890D.01/674: Telegram

The Diplomatic Agent and Consul General at Beirut (Wadsworth) to the Secretary of State

51. Reference last paragraph my 48, January 26, 5 p.m.10

1. President Naccache11 said he wished to talk frankly with me regarding the situation created by the Fighting French National Committee communiqué of January 23. It was humiliating to him personally and to the nation.

He had learned that General Catroux before going to London had said “Elections must be held as I wish and the person I select will be President. Naccache opposes my wishes. He is agreeable and disinterested but he will have to retire.”

He was consequently seriously considering resigning before the General’s return. Against this however was the argument that by so doing he would but serve French designs, while by waiting and if necessary resigning as a protest he might best further his country’s aspirations for independence. He hoped that the United States, while not intervening directly in the internal affairs of the country, would make its great voice heard to defend the principle of independence and respect for a nation which had done nothing to merit such humiliation.

He believed it to be his right and duty to announce that elections would be held. Whatever the “preeminent” rights of France, the projected interference was unjustified either by military necessity or the country’s needs. It was clearly designed to assure election of a parliament and a president predisposed to approve a Franco-Lebanese treaty of alliance.

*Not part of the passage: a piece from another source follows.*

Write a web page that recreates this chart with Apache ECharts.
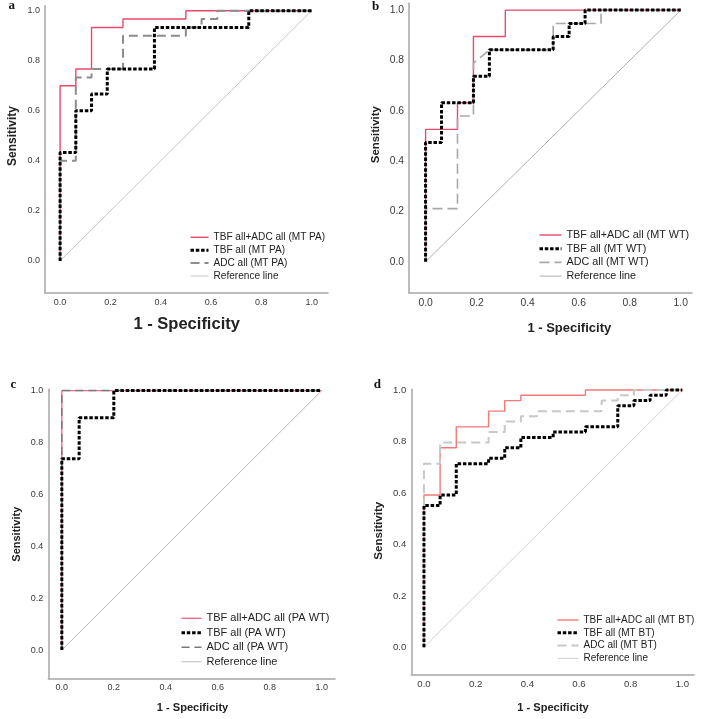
<!DOCTYPE html>
<html>
<head>
<meta charset="utf-8">
<script src="https://cdn.jsdelivr.net/npm/echarts@6/dist/echarts.min.js"></script>
<style>
html,body{margin:0;padding:0;background:#fff;}
#chart{width:708px;height:719px;}
</style>
</head>
<body>
<div id="chart"></div>
<script>
// ---------- DATA (ROC points: 1 - specificity, sensitivity) ----------
const tickValues = [0, 0.2, 0.4, 0.6, 0.8, 1.0];
const refFpr = [0, 1];
const refTpr = [0, 1];

// Panel a: MT vs PA
const aNames = ['TBF all+ADC all (MT PA)', 'TBF all (MT PA)', 'ADC all (MT PA)'];
const aCombinedFpr = [0, 0, 0.0625, 0.0625, 0.125, 0.125, 0.25, 0.25, 0.5, 0.5, 1];
const aCombinedTpr = [0, 0.700, 0.700, 0.767, 0.767, 0.933, 0.933, 0.967, 0.967, 1, 1];
const aTbfFpr = [0, 0, 0.0625, 0.0625, 0.125, 0.125, 0.1875, 0.1875, 0.375, 0.375, 0.75, 0.75, 1];
const aTbfTpr = [0, 0.433, 0.433, 0.600, 0.600, 0.667, 0.667, 0.767, 0.767, 0.933, 0.933, 1, 1];
const aAdcFpr = [0, 0, 0.0625, 0.0625, 0.125, 0.125, 0.25, 0.25, 0.5, 0.5, 0.5625, 0.5625, 0.625, 0.625, 1];
const aAdcTpr = [0, 0.400, 0.400, 0.733, 0.733, 0.767, 0.767, 0.900, 0.900, 0.933, 0.933, 0.967, 0.967, 1, 1];

// Panel b: MT vs WT
const bNames = ['TBF all+ADC all (MT WT)', 'TBF all (MT WT)', 'ADC all (MT WT)'];
const bCombinedFpr = [0, 0, 0.125, 0.125, 0.1875, 0.1875, 0.3125, 0.3125, 1];
const bCombinedTpr = [0, 0.526, 0.526, 0.632, 0.632, 0.895, 0.895, 1, 1];
const bTbfFpr = [0, 0, 0.0625, 0.0625, 0.1875, 0.1875, 0.25, 0.25, 0.5, 0.5, 0.5625, 0.5625, 0.625, 0.625, 1];
const bTbfTpr = [0, 0.474, 0.474, 0.632, 0.632, 0.737, 0.737, 0.842, 0.842, 0.895, 0.895, 0.947, 0.947, 1, 1];
const bAdcFpr = [0, 0, 0.125, 0.125, 0.1875, 0.1875, 0.25, 0.5, 0.5, 0.6875, 0.6875, 1];
const bAdcTpr = [0, 0.211, 0.211, 0.579, 0.579, 0.789, 0.842, 0.842, 0.947, 0.947, 1, 1];

// Panel c: PA vs WT
const cNames = ['TBF all+ADC all (PA WT)', 'TBF all (PA WT)', 'ADC all (PA WT)'];
const cCombinedFpr = [0, 0, 1];
const cCombinedTpr = [0, 1, 1];
const cTbfFpr = [0, 0, 0.0667, 0.0667, 0.2, 0.2, 1];
const cTbfTpr = [0, 0.737, 0.737, 0.895, 0.895, 1, 1];
const cAdcFpr = [0, 0, 1];
const cAdcTpr = [0, 1, 1];

// Panel d: MT vs BT
const dNames = ['TBF all+ADC all (MT BT)', 'TBF all (MT BT)', 'ADC all (MT BT)'];
const dCombinedFpr = [0, 0, 0.0625, 0.0625, 0.125, 0.125, 0.25, 0.25, 0.3125, 0.3125, 0.375, 0.375, 0.625, 0.625, 1];
const dCombinedTpr = [0, 0.592, 0.592, 0.776, 0.776, 0.857, 0.857, 0.918, 0.918, 0.959, 0.959, 0.980, 0.980, 1, 1];
const dTbfFpr = [0, 0, 0.0625, 0.0625, 0.125, 0.125, 0.25, 0.25, 0.3125, 0.3125, 0.375, 0.375, 0.5, 0.5, 0.625, 0.625, 0.75, 0.75, 0.8125, 0.8125, 0.875, 0.875, 0.9375, 0.9375, 1];
const dTbfTpr = [0, 0.551, 0.551, 0.592, 0.592, 0.714, 0.714, 0.735, 0.735, 0.776, 0.776, 0.816, 0.816, 0.837, 0.837, 0.857, 0.857, 0.939, 0.939, 0.959, 0.959, 0.980, 0.980, 1, 1];
const dAdcFpr = [0, 0, 0.0625, 0.0625, 0.25, 0.25, 0.3125, 0.3125, 0.375, 0.375, 0.4375, 0.4375, 0.6875, 0.6875, 0.75, 0.75, 0.8125, 0.8125, 1];
const dAdcTpr = [0, 0.714, 0.714, 0.796, 0.796, 0.837, 0.837, 0.878, 0.878, 0.898, 0.898, 0.918, 0.918, 0.959, 0.959, 0.980, 0.980, 1, 1];

const panelLetters = ['a', 'b', 'c', 'd'];
const refName = 'Reference line';
const xTitle = '1 - Specificity';
const yTitle = 'Sensitivity';

// ---------- LAYOUT / STYLE ----------
const panels = [
  { names: aNames, data: [[aCombinedFpr, aCombinedTpr], [aTbfFpr, aTbfTpr], [aAdcFpr, aAdcTpr]],
    grid: { left: 45, top: 5.7, width: 283, height: 287.3 }, x: [-0.06, 1.065], y: [-0.128, 1.02],
    tickFont: 9, red: '#e84a6a', gray: { color: '#8c8c8c', width: 2, dash: [9, 5] }, ref: '#c8c8c8',
    legend: { left: 189, top: 231.8, font: 10.1, lh: 11, gap: 1.9, iw: 18 },
    xt: { x: 186.7, y: 324, size: 16.5 }, yt: { x: 12.7, y: 136, size: 12 }, letter: { x: 11.7, y: 6 } },
  { names: bNames, data: [[bCombinedFpr, bCombinedTpr], [bTbfFpr, bTbfTpr], [bAdcFpr, bAdcTpr]],
    grid: { left: 409, top: 3.3, width: 283, height: 289.4 }, x: [-0.065, 1.044], y: [-0.123, 1.027],
    tickFont: 10.3, red: '#e84a6a', gray: { color: '#a8a8a8', width: 1.6, dash: [10, 5] }, ref: '#b0b0b0',
    legend: { left: 538, top: 229, font: 10.8, lh: 12, gap: 1.7, iw: 22 },
    xt: { x: 569.3, y: 328.3, size: 13 }, yt: { x: 375.7, y: 134.7, size: 11.4 }, letter: { x: 375.7, y: 6.7 } },
  { names: cNames, data: [[cCombinedFpr, cCombinedTpr], [cTbfFpr, cTbfTpr], [cAdcFpr, cAdcTpr]],
    grid: { left: 48.3, top: 389.3, width: 286.7, height: 289 }, x: [-0.052, 1.051], y: [-0.109, 1.005],
    tickFont: 9, red: '#f06a8a', gray: { color: '#7a7a7a', width: 1.5, dash: [8, 5] }, ref: '#b8b8b8',
    legend: { left: 180, top: 612.3, font: 11, lh: 12, gap: 2.5, iw: 20 },
    xt: { x: 192.5, y: 708.3, size: 11.1 }, yt: { x: 17.3, y: 534.2, size: 11 }, letter: { x: 13.3, y: 385 } },
  { names: dNames, data: [[dCombinedFpr, dCombinedTpr], [dTbfFpr, dTbfTpr], [dAdcFpr, dAdcTpr]],
    grid: { left: 411.3, top: 389.3, width: 282.7, height: 285 }, x: [-0.049, 1.045], y: [-0.105, 1.003],
    tickFont: 9.6, red: '#f47878', gray: { color: '#c8c8c8', width: 2, dash: [9, 5] }, ref: '#d2d2d2',
    legend: { left: 556, top: 614.5, font: 10, lh: 11, gap: 1.8, iw: 21 },
    xt: { x: 553, y: 708.3, size: 11.1 }, yt: { x: 379, y: 530.8, size: 11.6 }, letter: { x: 377.3, y: 385 } }
];

const FONT = '"Liberation Sans", Arial, sans-serif';
const axisColor = '#a6a6a6';
const blackDash = [3.5, 1.8];

const zip = (xs, ys) => xs.map((x, i) => [x, ys[i]]);

const grids = [], xAxes = [], yAxes = [], series = [], legends = [], graphics = [];

panels.forEach((p, i) => {
  grids.push(Object.assign({ containLabel: false }, p.grid));
  const labelCommon = {
    customValues: tickValues,
    formatter: v => v.toFixed(1),
    fontSize: p.tickFont, color: '#3a3a3a', fontFamily: FONT
  };
  xAxes.push({
    type: 'value', gridIndex: i, min: p.x[0], max: p.x[1],
    axisLine: { show: true, onZero: false, lineStyle: { color: axisColor, width: 1.5 } },
    axisTick: { show: false }, splitLine: { show: false },
    axisLabel: Object.assign({ margin: 5 }, labelCommon)
  });
  yAxes.push({
    type: 'value', gridIndex: i, min: p.y[0], max: p.y[1],
    axisLine: { show: true, onZero: false, lineStyle: { color: axisColor, width: 1.5 } },
    axisTick: { show: false }, splitLine: { show: false },
    axisLabel: Object.assign({ margin: 5 }, labelCommon)
  });

  const refSeriesName = refName + '#' + i;
  series.push({
    type: 'line', name: refSeriesName, xAxisIndex: i, yAxisIndex: i,
    data: zip(refFpr, refTpr), showSymbol: false, symbol: 'none', silent: true,
    lineStyle: { color: p.ref, width: 1 }, itemStyle: { color: p.ref }, z: 1
  });
  series.push({
    type: 'line', name: p.names[0], xAxisIndex: i, yAxisIndex: i,
    data: zip(p.data[0][0], p.data[0][1]), showSymbol: false, symbol: 'none',
    lineStyle: { color: p.red, width: 1.4 }, itemStyle: { color: p.red }, z: 2
  });
  series.push({
    type: 'line', name: p.names[2], xAxisIndex: i, yAxisIndex: i,
    data: zip(p.data[2][0], p.data[2][1]), showSymbol: false, symbol: 'none',
    lineStyle: { color: p.gray.color, width: p.gray.width, type: p.gray.dash, cap: 'butt' },
    itemStyle: { color: p.gray.color }, z: 3
  });
  series.push({
    type: 'line', name: p.names[1], xAxisIndex: i, yAxisIndex: i,
    data: zip(p.data[1][0], p.data[1][1]), showSymbol: false, symbol: 'none',
    lineStyle: { color: '#000', width: 3, type: blackDash, cap: 'butt' },
    itemStyle: { color: '#000' }, z: 4
  });

  legends.push({
    orient: 'vertical', left: p.legend.left, top: p.legend.top, padding: 0,
    itemWidth: p.legend.iw, itemHeight: p.legend.lh, itemGap: p.legend.gap,
    selectedMode: false,
    itemStyle: { opacity: 0, borderWidth: 0 },
    data: [
      { name: p.names[0], lineStyle: { color: p.red, width: 1.4, type: 'solid' } },
      { name: p.names[1], lineStyle: { color: '#000', width: 3, type: blackDash } },
      { name: p.names[2], lineStyle: { color: p.gray.color, width: p.gray.width, type: p.gray.dash } },
      { name: refSeriesName, lineStyle: { color: p.ref, width: 1, type: 'solid' } }
    ],
    formatter: n => n.split('#')[0],
    textStyle: { fontSize: p.legend.font, lineHeight: p.legend.lh, color: '#222', fontFamily: FONT }
  });

  graphics.push({
    type: 'text', x: p.xt.x, y: p.xt.y,
    style: { text: xTitle, font: 'bold ' + p.xt.size + 'px ' + FONT, fill: '#222',
             textAlign: 'center', textVerticalAlign: 'middle' }
  });
  graphics.push({
    type: 'text', x: p.yt.x, y: p.yt.y, rotation: Math.PI / 2,
    style: { text: yTitle, font: 'bold ' + p.yt.size + 'px ' + FONT, fill: '#222',
             textAlign: 'center', textVerticalAlign: 'middle' }
  });
  graphics.push({
    type: 'text', x: p.letter.x, y: p.letter.y,
    style: { text: panelLetters[i], font: 'bold 13px "Liberation Serif", "Times New Roman", serif', fill: '#111',
             textAlign: 'center', textVerticalAlign: 'middle' }
  });
});

const chart = echarts.init(document.getElementById('chart'), null, { renderer: 'canvas' });
chart.setOption({
  animation: false,
  backgroundColor: '#fff',
  grid: grids, xAxis: xAxes, yAxis: yAxes,
  legend: legends,
  series: series,
  graphic: graphics
});
</script>
</body>
</html>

The French contention was that despite the declaration of independence the mandate survives and that they as the representatives of France properly exercise it. He held that de facto it ceased to exist as of the date of independence and that Fighting France should limit its role to watching over Lebanese administration of its own affairs without direct intervention in its constitutional problems.

The French argued that non-recognition by most foreign states justified in itself a continuing exercise of the mandatory power; to which he replied that one may not plead the acts of others as justification for avoiding the consequences of one’s own act.

It really should, he concluded, be recognized that Free French policy seemed designed rather to maintain the prestige and overseas patrimony of France than to facilitate achievement of the country’s independence.

Wadsworth
  1. Not printed.
  2. Alfred Naccache, head of the Lebanese Government.